■ TASK STATEMENT
Pick out each line containing the string "this" and copy it.

────────────────────

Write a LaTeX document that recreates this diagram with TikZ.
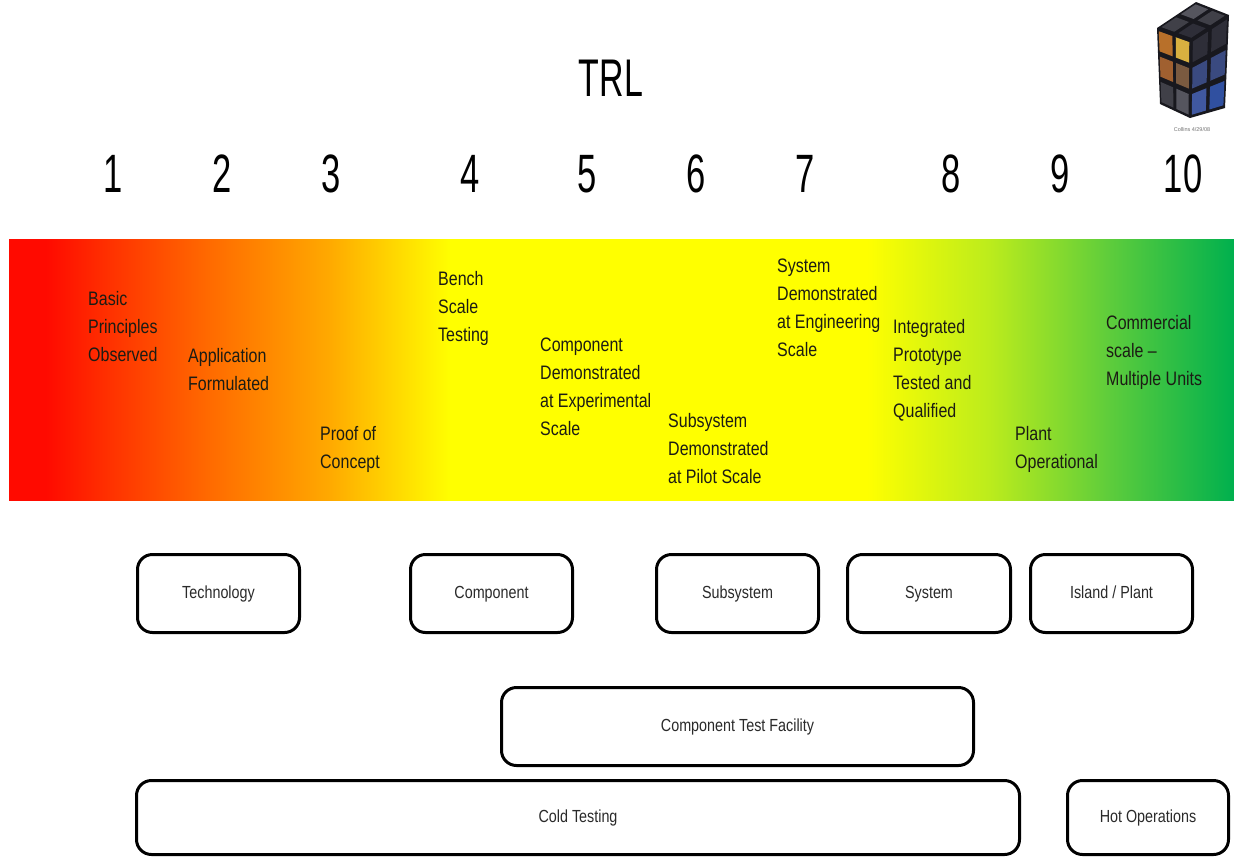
\documentclass[tikz,border=0pt]{standalone}
\usepackage{fontspec}
\setmainfont{Liberation Sans}
\newfontfamily\narrowfont[FakeStretch=0.82]{Liberation Sans}
\newfontfamily\tallfont[FakeStretch=0.64]{Liberation Sans}
\usetikzlibrary{calc}

% colour scale of the readiness bar
\definecolor{trlred}{HTML}{FF0A00}
\definecolor{trlredorange}{HTML}{FF3000}
\definecolor{trlorange}{HTML}{FF6800}
\definecolor{trlamber}{HTML}{FFA800}
\definecolor{trlyellow}{HTML}{FFFF00}
\definecolor{trllime}{HTML}{BCEC1C}
\definecolor{trlgreenmid}{HTML}{5CCC3C}
\definecolor{trlgreen}{HTML}{00B04E}
\definecolor{milestonetext}{HTML}{1C1C14}
\definecolor{labelgray}{HTML}{2A2A2A}

% cube colours
\definecolor{cubedark}{HTML}{18181E}
\definecolor{tileA}{HTML}{B8702A}
\definecolor{tileB}{HTML}{D8B040}
\definecolor{tileC}{HTML}{A06030}
\definecolor{tileD}{HTML}{7A5A40}
\definecolor{tileE}{HTML}{404048}
\definecolor{tileF}{HTML}{55555E}
\definecolor{tileG}{HTML}{2E2E38}
\definecolor{tileH}{HTML}{3A4A80}
\definecolor{tileI}{HTML}{4058A0}
\definecolor{tileJ}{HTML}{3050A0}

\pgfdeclarehorizontalshading{trlscale}{100bp}{%
  color(0bp)=(trlred); color(25bp)=(trlred); color(26.5bp)=(trlred);
  color(29bp)=(trlredorange); color(33bp)=(trlorange); color(38bp)=(trlamber);
  color(43bp)=(trlyellow);
  color(60bp)=(trlyellow); color(65bp)=(trllime); color(70bp)=(trlgreenmid);
  color(75bp)=(trlgreen); color(100bp)=(trlgreen)}

% one tile of a cube face, given by its four corners and a sub-square
\newcommand\trltile[9]{%
  \fill[#9] ($($(#1)!#5!(#2)$)!#7!($(#3)!#5!(#4)$)$) --
            ($($(#1)!#6!(#2)$)!#7!($(#3)!#6!(#4)$)$) --
            ($($(#1)!#6!(#2)$)!#8!($(#3)!#6!(#4)$)$) --
            ($($(#1)!#5!(#2)$)!#8!($(#3)!#5!(#4)$)$) -- cycle;}

\begin{document}
\begin{tikzpicture}[x=1pt,y=-1pt,
  stage/.style={rounded corners=15pt, draw=black, line width=3pt, fill=white,
    inner sep=0pt, text height=12.5pt, text depth=3.5pt,
    font=\narrowfont\fontsize{17.5}{20}\selectfont, text=labelgray},
  milestone/.style={anchor=west, align=left, inner sep=0pt,
    font=\narrowfont\fontsize{19.5}{28}\selectfont, text=milestonetext},
  level/.style={anchor=base, inner sep=0pt, font=\tallfont\fontsize{54}{60}\selectfont}]

\useasboundingbox[fill=white] (0,0) rectangle (1234,857);

% title
\node[anchor=base, inner sep=0pt, font=\tallfont\fontsize{53}{60}\selectfont] (title) at (611,96) {TRL};

% level numbers
\node[level] (n1) at (113,192) {1};
\node[level] (n2) at (222,192) {2};
\node[level] (n3) at (331,192) {3};
\node[level] (n4) at (470,192) {4};
\node[level] (n5) at (587,192) {5};
\node[level] (n6) at (696,192) {6};
\node[level] (n7) at (805,192) {7};
\node[level] (n8) at (951,192) {8};
\node[level] (n9) at (1060,192) {9};
\node[level] (n10) at (1183,192) {10};

% readiness bar
\shade[shading=trlscale] (9,239) rectangle (1234,500);

% milestones on the bar
\node[milestone] (m1) at (88,327) {Basic\\Principles\\Observed};
\node[milestone] (m2) at (188,370) {Application\\Formulated};
\node[milestone] (m3) at (320,449) {Proof of\\Concept};
\node[milestone] (m4) at (438,308) {Bench\\Scale\\Testing};
\node[milestone] (m5) at (540,387) {Component\\Demonstrated\\at Experimental\\Scale};
\node[milestone] (m6) at (668,449) {Subsystem\\Demonstrated\\at Pilot Scale};
\node[milestone] (m7) at (777,308) {System\\Demonstrated\\at Engineering\\Scale};
\node[milestone] (m8) at (893,370) {Integrated\\Prototype\\Tested and\\Qualified};
\node[milestone] (m9) at (1015,449) {Plant\\Operational};
\node[milestone] (m10) at (1106,352) {Commercial\\scale –\\Multiple Units};

% scale of the item under test
\node[stage, minimum width=162pt, minimum height=78pt] (tech) at (218.5,593.5) {Technology};
\node[stage, minimum width=162pt, minimum height=78pt] (comp) at (491.5,593.5) {Component};
\node[stage, minimum width=162pt, minimum height=78pt] (subsys) at (737.5,593.5) {Subsystem};
\node[stage, minimum width=163pt, minimum height=78pt] (sys) at (929,593.5) {System};
\node[stage, minimum width=162pt, minimum height=78pt] (island) at (1111.5,593.5) {Island / Plant};

% test facilities
\node[stage, minimum width=472pt, minimum height=78pt] (ctf) at (737.5,726.5) {Component Test Facility};
\node[stage, minimum width=883pt, minimum height=74pt] (cold) at (578,817.5) {Cold Testing};
\node[stage, minimum width=161pt, minimum height=74pt] (hot) at (1148,817.5) {Hot Operations};

% cube emblem
\coordinate (cA) at (1157,28);
\coordinate (cB) at (1191,40);
\coordinate (cC) at (1229,15);
\coordinate (cD) at (1196,2);
\coordinate (cA2) at (1160,104);
\coordinate (cB2) at (1190,118);
\coordinate (cC2) at (1225,108);
\fill[cubedark] (cA) -- (cD) -- (cC) -- (cC2) -- (cB2) -- (cA2) -- cycle;
\foreach \u/\v/\c in {0/0/tileA, 1/0/tileB, 0/1/tileC, 1/1/tileD, 0/2/tileE, 1/2/tileF}{
  \pgfmathsetmacro\ua{\u/2+0.05}\pgfmathsetmacro\ub{(\u+1)/2-0.05}
  \pgfmathsetmacro\va{\v/3+0.035}\pgfmathsetmacro\vb{(\v+1)/3-0.035}
  \trltile{cA}{cB}{cA2}{cB2}{\ua}{\ub}{\va}{\vb}{\c}
}
\foreach \u/\v/\c in {0/0/tileG, 1/0/tileG, 0/1/tileH, 1/1/tileH, 0/2/tileI, 1/2/tileJ}{
  \pgfmathsetmacro\ua{\u/2+0.05}\pgfmathsetmacro\ub{(\u+1)/2-0.05}
  \pgfmathsetmacro\va{\v/3+0.035}\pgfmathsetmacro\vb{(\v+1)/3-0.035}
  \trltile{cB}{cC}{cB2}{cC2}{\ua}{\ub}{\va}{\vb}{\c}
}
\foreach \u/\v/\c in {0/0/tileE, 1/0/tileF, 0/1/tileG, 1/1/tileE}{
  \pgfmathsetmacro\ua{\u/2+0.06}\pgfmathsetmacro\ub{(\u+1)/2-0.06}
  \pgfmathsetmacro\va{\v/2+0.06}\pgfmathsetmacro\vb{(\v+1)/2-0.06}
  \trltile{cA}{cD}{cB}{cC}{\ua}{\ub}{\va}{\vb}{\c}
}
\node[inner sep=0pt, font=\fontsize{5.5}{6}\selectfont, text=black!55] (credit) at (1192,130) {Collins 4/29/08};

\end{tikzpicture}
\end{document}
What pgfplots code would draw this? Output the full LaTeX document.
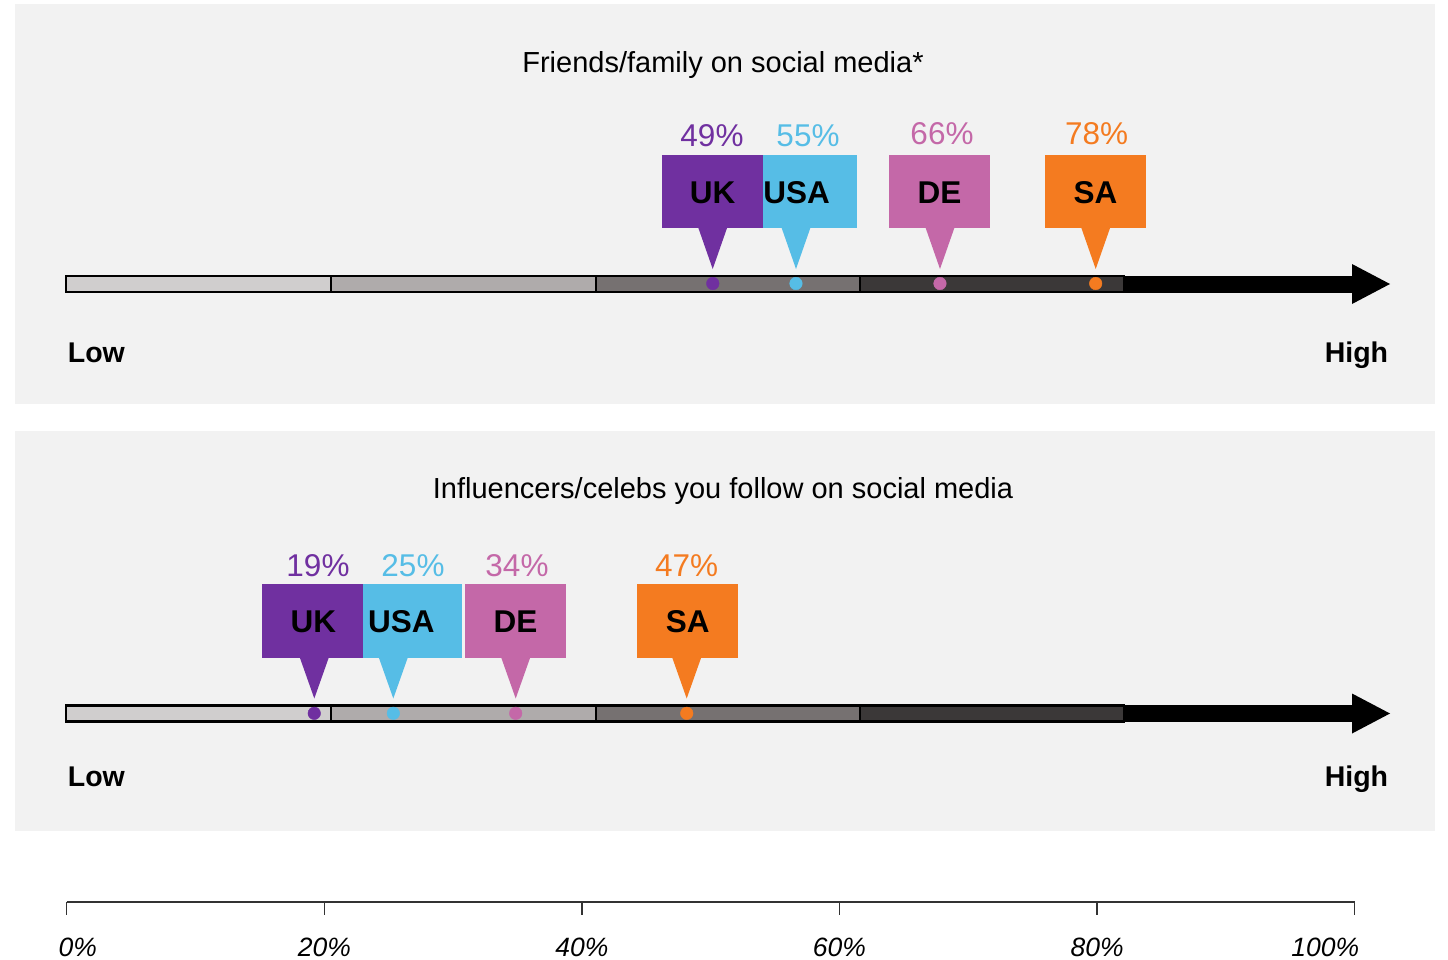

────────────────────

■ COMPLETE RESPONSE
Write a LaTeX document that recreates this diagram with TikZ.
What pgfplots code would draw this? Output the full LaTeX document.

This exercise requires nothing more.